Western subgenre set during gold rushes — frontier adventure, prospector drama, claim disputes instead of gunslinger showdowns. Less gunfights, more pickaxes.
The gold rush attracts different energies than the classic showdown. Where the traditional Western draws its tension from revolvers and personal feuds, confrontation here arises from resource plundering, claim disputes, and the moral erosion that scarcity brings. The antagonist is often not the black-hatted outlaw, but the wealthy claim owner, the corrupt authority, or one's own greed—more subtle, less iconic, but dramatically denser.

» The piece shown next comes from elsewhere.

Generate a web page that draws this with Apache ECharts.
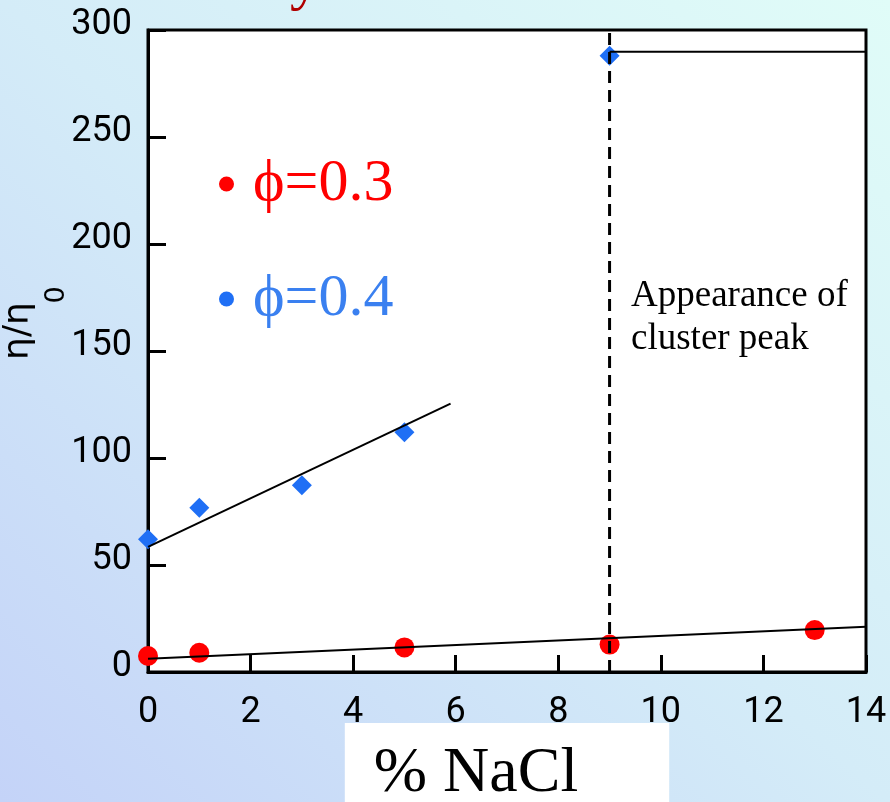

On set, you work with different visual priorities. Instead of saloon lighting and dramatic shadow play, you need the raw authenticity of diggings, shanty camps, and riverbanks. The camera sits lower, more grounded—fewer heroic silhouettes, more sweat and mud. Character portrayal becomes more physical: hands, backs, the power of the body while digging. A classic gunslinger Western plays with proximity and distance through glances; here, you work with spatial confinement in the camps, with the overcrowding of gold rush settlements, with dirt as a dramatic element.
Narratively, conflict arises from competitive pressure and economic exploitation rather than individual affronts to honor. This fundamentally changes the dramaturgy. The protagonist often fails not in a duel, but due to the inscrutability of the system. Some of these films tend towards the episodic—multiple small confrontations, prospectors coming and going—rather than the classic three-act escalation. As an editor, this requires a different pacing logic: less silence before the storm, more rhythm through work and repetition.
Lighting reflects the difference: Gold Rush Westerns often require harsh, unfiltered light—midday heat, poor lighting in tents and shafts—while classic Westerns build their drama from low-key contrasts. And the sound design priority shifts: not horseshoes and gunshots, but pickaxes, water, shouts, the murmur of the crowd. The gold rush is a collective fever dream, not an individual duel.